5) Operational controls, training, and maintenance
Document procedures: access request form, background check requirements (if applicable), key control policy, and emergency egress policy that balances life-safety with security. Implement periodic reviews (monthly or quarterly) of access lists to remove stale accounts and change keypad codes/credentials on schedule. Maintain a maintenance log for physical hardware (locks, readers, door sensors) and perform quarterly walk-throughs to validate that controlled rooms remain secured and signage is in place.
Real-world examples for small contractors
Example A: A 12-person IT subcontractor supporting a DoD prime designates one conference room and a server closet as controlled zones. They install a cloud-managed EAC badge reader on the server closet, keep a printed visitor log in the reception area with required ID checks, and export monthly access reports (CSV) to attach to their compliance package. Example B: A small engineering firm uses metal cabinet locks and a keypad on a secure storage room; they record code changes in a simple change log and retain CCTV clips for 180 days on a NAS that has WORM-enabled shares for tamper resistance.
Compliance tips, best practices, and artifacts auditors want
Best practices: document everything (policies, floorplans, access matrices), automate where possible (auto-expire badges, scheduled log exports), and use defense-in-depth (door locks + camera + logs). Artifacts auditors typically accept include: signed access policy, map of controlled areas, screenshots or exports of access logs, visitor sign-in sheets, maintenance records showing lock reader firmware updates, and training attestations that staff were informed about physical access rules. For small businesses, consider managed security providers to reduce operational overhead while retaining exportable compliance artifacts.
Risk of not implementing PE.L1-B.1.VIII is tangible: unauthorized physical access can lead to theft of devices or paper records, loss or exfiltration of CCI/CUI, contract penalties, failed audits, and reputational damage that can cost future government business. Additionally, inadequate physical controls can enable insider threats and facilitate cyber intrusions (an attacker with physical access can bypass many remote protections by plugging devices into networks or stealing credentials).

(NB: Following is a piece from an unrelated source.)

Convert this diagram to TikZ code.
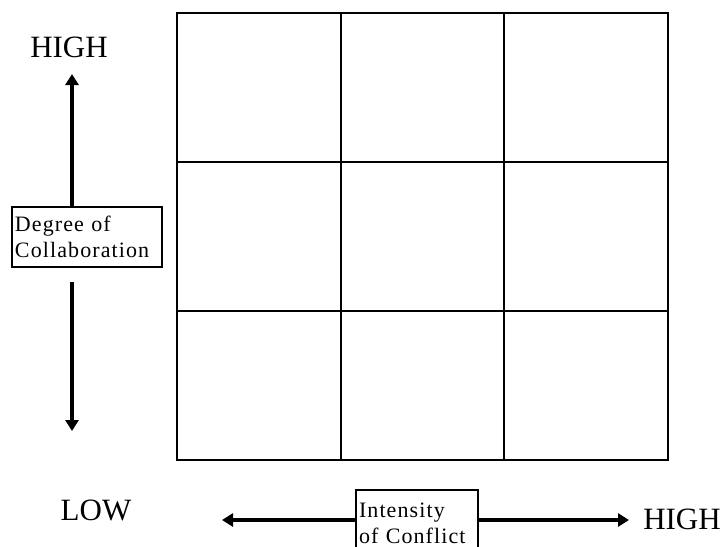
\documentclass[tikz,border=0pt]{standalone}
\usepackage{fontspec}
\setmainfont{Liberation Serif}
\usetikzlibrary{arrows.meta}

\begin{document}
\begin{tikzpicture}[x=1pt,y=-1pt,
  axisbox/.style={draw, line width=1.2pt, align=left, inner xsep=3pt, inner ysep=0pt,
    font=\fontsize{22}{26}\selectfont\addfontfeature{LetterSpace=5}},
  endlabel/.style={font=\fontsize{31}{31}\selectfont, inner sep=0pt},
  axisarrow/.style={line width=4pt, -{Triangle[length=11pt,width=13pt]}},
  gridline/.style={line width=1.3pt}]
\useasboundingbox (0,0) rectangle (724,547);
% the 3 by 3 grid
\draw[gridline] (177,13) rectangle (668,460);
\draw[gridline] (177,162) -- (668,162);
\draw[gridline] (177,311) -- (668,311);
\draw[gridline] (504,13) -- (504,460);
\draw[line width=2.6pt] (341,13) -- (341,460);
% vertical axis
\node[endlabel] (hightop) at (69,47) {HIGH};
\node[axisbox, text width=144pt, minimum height=60pt] (degree) at (87,237) {Degree of\\Collaboration};
\coordinate (uptip) at (72,74);
\coordinate (upfoot) at (72,207);
\coordinate (downfoot) at (72,282);
\coordinate (downtip) at (72,431);
\draw [axisarrow] (upfoot) -- (uptip);
\draw [axisarrow] (downfoot) -- (downtip);
% horizontal axis
\node[endlabel] (low) at (96,510) {LOW};
\node[axisbox, text width=116pt, minimum height=66pt] (intensity) at (417,523) {Intensity\\of Conflict};
\node[endlabel] (highright) at (682,519) {HIGH};
\coordinate (lefttip) at (222,520);
\coordinate (righttip) at (629,520);
\draw [axisarrow] (intensity.west |- lefttip) -- (lefttip);
\draw [axisarrow] (intensity.east |- righttip) -- (righttip);
\end{tikzpicture}
\end{document}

In summary, meeting FAR 52.204-21 and CMMC 2.0 Level 1 physical access requirements is achievable for small contractors with a prioritized approach: identify controlled areas, apply appropriate locks and electronic access controls, document visitor and credential processes, collect and retain logs/footage as evidence, and perform regular reviews and maintenance. Practical, documented controls combined with routine audits and staff training will create a defensible compliance posture and reduce the operational risk of working with government information.